Reproduce exactly the lines below from the one containing "What Plotly code" through the one containing "480, 500, 512]", including both, and nothing else.

## [MATERIAL SUPPLIED]
>> begin
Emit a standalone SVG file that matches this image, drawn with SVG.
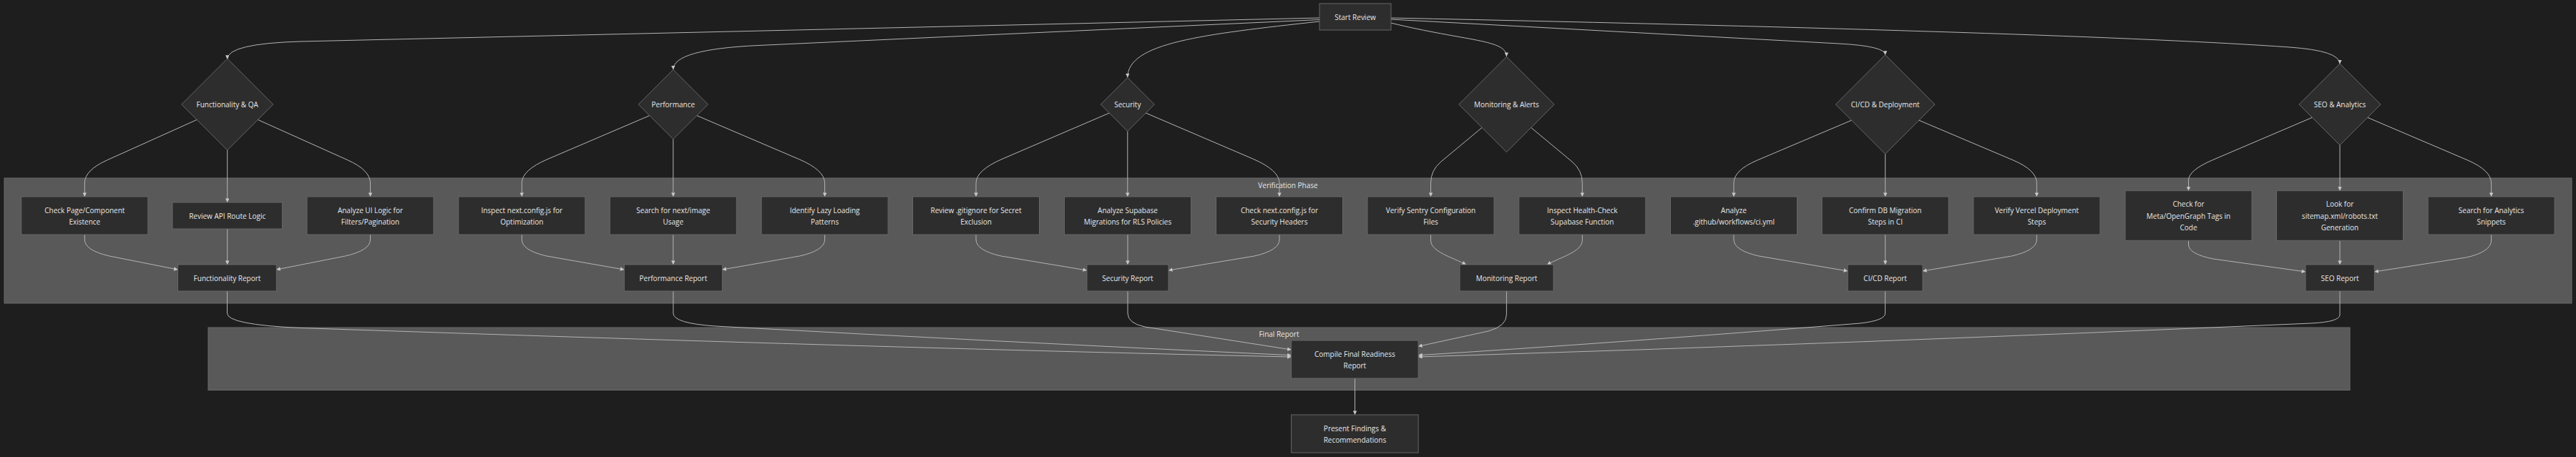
>> end
>> begin
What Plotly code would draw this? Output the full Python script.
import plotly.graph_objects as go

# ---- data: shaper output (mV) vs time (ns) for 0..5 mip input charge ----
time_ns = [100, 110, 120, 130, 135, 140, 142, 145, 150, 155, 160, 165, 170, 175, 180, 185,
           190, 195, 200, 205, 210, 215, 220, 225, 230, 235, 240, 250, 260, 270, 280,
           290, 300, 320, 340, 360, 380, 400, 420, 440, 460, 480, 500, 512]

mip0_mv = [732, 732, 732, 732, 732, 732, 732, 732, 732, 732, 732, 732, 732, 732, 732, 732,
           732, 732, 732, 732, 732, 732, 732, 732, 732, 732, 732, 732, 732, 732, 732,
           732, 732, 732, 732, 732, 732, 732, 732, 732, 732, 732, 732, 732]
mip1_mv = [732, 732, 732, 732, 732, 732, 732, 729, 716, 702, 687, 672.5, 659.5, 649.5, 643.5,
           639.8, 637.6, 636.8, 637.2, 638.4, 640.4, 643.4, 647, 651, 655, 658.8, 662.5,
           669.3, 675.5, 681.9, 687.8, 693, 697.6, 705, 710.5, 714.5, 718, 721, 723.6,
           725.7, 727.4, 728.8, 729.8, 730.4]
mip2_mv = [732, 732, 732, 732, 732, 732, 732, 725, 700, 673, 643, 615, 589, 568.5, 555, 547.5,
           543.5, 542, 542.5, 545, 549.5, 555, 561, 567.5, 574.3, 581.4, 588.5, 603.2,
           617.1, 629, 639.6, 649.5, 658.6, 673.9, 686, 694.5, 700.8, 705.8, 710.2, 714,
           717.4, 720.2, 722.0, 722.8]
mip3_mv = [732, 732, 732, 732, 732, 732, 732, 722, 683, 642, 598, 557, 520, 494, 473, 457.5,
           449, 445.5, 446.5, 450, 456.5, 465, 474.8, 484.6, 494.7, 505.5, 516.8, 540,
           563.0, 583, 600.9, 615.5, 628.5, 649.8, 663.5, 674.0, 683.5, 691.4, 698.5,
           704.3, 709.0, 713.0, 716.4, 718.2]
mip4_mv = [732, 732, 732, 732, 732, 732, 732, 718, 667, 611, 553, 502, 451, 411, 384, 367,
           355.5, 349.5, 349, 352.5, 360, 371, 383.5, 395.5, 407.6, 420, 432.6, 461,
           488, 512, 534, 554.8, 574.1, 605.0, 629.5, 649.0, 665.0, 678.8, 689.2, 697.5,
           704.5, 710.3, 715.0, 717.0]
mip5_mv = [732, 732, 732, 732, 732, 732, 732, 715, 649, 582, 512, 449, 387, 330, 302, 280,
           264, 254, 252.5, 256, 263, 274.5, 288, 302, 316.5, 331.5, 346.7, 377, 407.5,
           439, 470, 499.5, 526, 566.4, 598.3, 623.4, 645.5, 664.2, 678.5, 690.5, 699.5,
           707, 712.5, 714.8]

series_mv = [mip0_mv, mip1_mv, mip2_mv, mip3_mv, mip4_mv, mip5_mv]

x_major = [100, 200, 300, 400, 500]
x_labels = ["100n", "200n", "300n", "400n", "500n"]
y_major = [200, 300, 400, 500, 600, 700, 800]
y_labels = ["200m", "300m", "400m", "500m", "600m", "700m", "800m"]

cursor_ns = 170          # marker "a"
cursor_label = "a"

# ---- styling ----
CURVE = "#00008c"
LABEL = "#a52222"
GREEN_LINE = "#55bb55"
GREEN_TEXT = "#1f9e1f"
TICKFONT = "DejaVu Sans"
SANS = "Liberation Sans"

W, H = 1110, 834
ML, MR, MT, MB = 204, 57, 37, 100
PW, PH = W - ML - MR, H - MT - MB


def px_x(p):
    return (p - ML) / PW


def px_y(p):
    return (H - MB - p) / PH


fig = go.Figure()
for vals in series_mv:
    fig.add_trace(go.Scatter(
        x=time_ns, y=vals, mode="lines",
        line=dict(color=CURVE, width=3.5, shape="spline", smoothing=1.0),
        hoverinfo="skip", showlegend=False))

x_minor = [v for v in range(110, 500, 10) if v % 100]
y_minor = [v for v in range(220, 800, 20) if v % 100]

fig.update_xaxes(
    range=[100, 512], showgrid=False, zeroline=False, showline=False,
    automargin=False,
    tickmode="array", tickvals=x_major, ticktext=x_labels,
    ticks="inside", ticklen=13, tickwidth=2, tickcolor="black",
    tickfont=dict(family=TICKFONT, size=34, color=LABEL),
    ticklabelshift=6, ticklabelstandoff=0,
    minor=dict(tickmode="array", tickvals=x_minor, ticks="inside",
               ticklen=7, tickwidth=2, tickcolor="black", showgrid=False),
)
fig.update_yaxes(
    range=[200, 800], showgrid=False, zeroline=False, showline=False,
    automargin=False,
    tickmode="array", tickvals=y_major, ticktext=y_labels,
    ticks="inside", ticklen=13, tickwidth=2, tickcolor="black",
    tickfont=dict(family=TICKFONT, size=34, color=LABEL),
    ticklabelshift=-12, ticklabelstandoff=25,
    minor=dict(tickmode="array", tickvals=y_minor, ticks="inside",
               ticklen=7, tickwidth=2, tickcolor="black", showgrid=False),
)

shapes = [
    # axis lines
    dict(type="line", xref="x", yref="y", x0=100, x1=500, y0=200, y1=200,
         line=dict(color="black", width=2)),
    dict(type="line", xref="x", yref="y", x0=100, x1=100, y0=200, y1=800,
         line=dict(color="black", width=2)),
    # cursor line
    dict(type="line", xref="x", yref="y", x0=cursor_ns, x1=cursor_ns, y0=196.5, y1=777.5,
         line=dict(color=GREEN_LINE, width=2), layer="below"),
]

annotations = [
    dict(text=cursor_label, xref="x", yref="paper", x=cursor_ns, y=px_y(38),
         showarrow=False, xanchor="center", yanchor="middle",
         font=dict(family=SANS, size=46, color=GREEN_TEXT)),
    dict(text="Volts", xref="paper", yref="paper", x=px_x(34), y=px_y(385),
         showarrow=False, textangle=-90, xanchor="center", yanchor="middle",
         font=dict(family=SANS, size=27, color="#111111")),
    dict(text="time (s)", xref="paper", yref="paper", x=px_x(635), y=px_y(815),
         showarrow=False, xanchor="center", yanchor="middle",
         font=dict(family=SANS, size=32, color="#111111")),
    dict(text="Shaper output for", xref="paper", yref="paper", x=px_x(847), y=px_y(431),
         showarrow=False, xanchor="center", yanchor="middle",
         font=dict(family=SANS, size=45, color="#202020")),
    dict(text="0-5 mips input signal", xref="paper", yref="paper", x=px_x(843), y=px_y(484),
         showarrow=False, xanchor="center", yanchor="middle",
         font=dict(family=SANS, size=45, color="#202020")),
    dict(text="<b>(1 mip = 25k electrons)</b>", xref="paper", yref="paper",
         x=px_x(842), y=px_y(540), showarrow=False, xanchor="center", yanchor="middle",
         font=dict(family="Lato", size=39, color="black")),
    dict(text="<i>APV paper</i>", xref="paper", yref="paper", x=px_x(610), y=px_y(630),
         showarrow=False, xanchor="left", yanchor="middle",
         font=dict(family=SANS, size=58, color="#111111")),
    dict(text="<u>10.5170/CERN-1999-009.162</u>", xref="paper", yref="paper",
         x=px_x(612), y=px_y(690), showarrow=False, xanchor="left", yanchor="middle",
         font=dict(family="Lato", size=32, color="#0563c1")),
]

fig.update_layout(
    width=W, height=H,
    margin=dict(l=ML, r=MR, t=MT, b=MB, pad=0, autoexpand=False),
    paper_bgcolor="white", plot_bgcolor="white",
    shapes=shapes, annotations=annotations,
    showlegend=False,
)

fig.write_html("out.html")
>> end
>> begin
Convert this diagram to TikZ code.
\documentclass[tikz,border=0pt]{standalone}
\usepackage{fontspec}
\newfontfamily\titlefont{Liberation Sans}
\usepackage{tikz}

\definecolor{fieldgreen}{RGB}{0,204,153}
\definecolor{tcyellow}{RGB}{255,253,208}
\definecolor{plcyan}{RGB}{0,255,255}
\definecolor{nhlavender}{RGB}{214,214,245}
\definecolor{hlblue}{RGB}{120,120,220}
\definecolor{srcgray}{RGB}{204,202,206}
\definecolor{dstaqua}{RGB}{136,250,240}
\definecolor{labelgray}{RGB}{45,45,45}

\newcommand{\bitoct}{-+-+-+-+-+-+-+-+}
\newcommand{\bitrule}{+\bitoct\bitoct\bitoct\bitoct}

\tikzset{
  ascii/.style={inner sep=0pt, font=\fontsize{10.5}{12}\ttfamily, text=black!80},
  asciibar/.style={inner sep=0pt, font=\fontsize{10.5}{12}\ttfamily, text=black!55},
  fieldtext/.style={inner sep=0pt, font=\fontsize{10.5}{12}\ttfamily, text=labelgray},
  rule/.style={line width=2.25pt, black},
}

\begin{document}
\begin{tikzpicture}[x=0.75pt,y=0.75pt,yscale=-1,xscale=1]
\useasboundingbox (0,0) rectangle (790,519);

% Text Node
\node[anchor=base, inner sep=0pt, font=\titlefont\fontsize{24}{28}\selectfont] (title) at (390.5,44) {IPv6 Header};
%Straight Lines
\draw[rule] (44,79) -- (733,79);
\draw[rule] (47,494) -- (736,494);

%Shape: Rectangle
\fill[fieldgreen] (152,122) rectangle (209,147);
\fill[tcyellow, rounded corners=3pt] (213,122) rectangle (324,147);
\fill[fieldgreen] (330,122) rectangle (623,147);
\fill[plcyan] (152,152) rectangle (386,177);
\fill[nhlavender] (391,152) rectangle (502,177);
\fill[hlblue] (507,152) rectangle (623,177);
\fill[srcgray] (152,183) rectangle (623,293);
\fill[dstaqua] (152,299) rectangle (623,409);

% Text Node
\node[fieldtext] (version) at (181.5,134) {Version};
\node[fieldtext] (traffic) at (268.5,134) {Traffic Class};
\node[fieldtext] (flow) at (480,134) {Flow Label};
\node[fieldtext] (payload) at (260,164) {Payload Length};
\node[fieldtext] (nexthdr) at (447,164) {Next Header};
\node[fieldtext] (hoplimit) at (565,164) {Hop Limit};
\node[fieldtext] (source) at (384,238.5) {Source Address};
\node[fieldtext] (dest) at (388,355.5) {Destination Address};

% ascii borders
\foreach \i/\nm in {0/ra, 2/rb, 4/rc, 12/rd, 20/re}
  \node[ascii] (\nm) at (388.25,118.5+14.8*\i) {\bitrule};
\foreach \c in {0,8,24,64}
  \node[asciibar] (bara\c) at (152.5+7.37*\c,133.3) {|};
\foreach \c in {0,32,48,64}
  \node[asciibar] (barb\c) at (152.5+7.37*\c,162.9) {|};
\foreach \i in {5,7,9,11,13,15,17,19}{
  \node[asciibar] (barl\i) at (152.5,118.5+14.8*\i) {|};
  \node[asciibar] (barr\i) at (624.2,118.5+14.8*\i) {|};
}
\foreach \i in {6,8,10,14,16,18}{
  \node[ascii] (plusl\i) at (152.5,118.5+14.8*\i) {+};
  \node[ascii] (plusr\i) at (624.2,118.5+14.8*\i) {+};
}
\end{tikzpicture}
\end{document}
>> end
## [EXPECTED ANSWER]
What Plotly code would draw this? Output the full Python script.
import plotly.graph_objects as go

# ---- data: shaper output (mV) vs time (ns) for 0..5 mip input charge ----
time_ns = [100, 110, 120, 130, 135, 140, 142, 145, 150, 155, 160, 165, 170, 175, 180, 185,
           190, 195, 200, 205, 210, 215, 220, 225, 230, 235, 240, 250, 260, 270, 280,
           290, 300, 320, 340, 360, 380, 400, 420, 440, 460, 480, 500, 512]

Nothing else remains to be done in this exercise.